Please excuse the mess (things are a bit upside down)

Please excuse the mess (things are a bit upside down) is a site specific installation in the Los Angeles home of curator, Amy Thoner, as part of the series PDA (Private Domestic Acts). Considering Thoner's apartment through a filmic lens as the home of a single, free-spirited woman, a remote echo of Rainer Werner Fassbinder’s The Bitter Tears of Petra Von Kant shimmers through this space and the objects found within it. Its meandering open plan, some architectural similarities, and the abundance of mirrors prompted Seder to recall this melodramatic–while austere–1972 Fassbinder film about love, loss, (sexual) power, vanity, and material desire. "Please excuse the mess. Things are a bit upside down" is a line spoken by the film's narcissistic protagonist upon welcoming an unanticipated female guest (and future romantic obsession) into her bedroom space, where the entirety of the film takes place.

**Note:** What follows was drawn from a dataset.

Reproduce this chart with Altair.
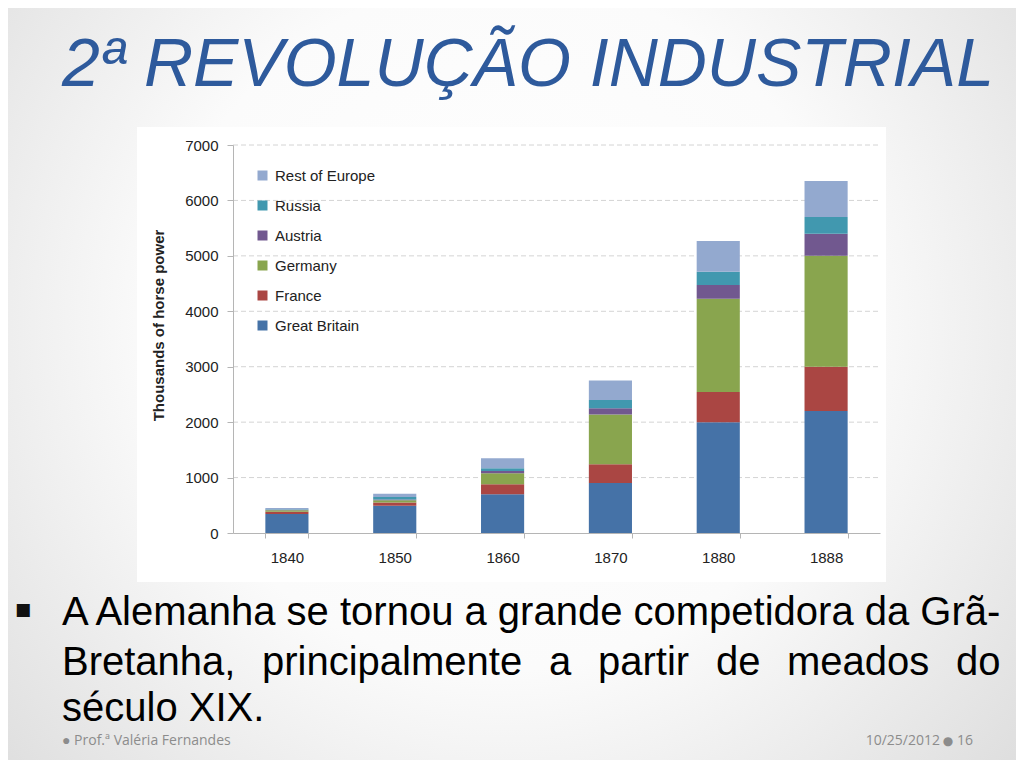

For Seder, a domestic space can be considered a “set”, its objects providing clues to the traits and aspirations of the characters living within it. In Thoner’s apartment, Seder focuses on these objects while conflating one set with the other, loosely mashing up strategies of doubling and mise-en-abyme in the process.  In the Fassbinder film, for example, a giant blowup of Poussin’s mythological painting Midas and Bacchus looms large in Von Kant’s open-plan bedroom amongst a fanciful brass bed, decadent shag carpet, tea service and liquor-ware. Here in Seder’s “set”, an equally huge still from the film hovers over the kitchen amongst now absent books and personally significant artifacts. Keeping in mind the emotional currency of these artifacts, Seder requested they all be completely removed from the space, leaving in place the furniture while only photographic traces of a few scant objects remain. Placed within this altered emptiness, the interrelationships of Seder’s photographs open up a new and ethereal fantasy space.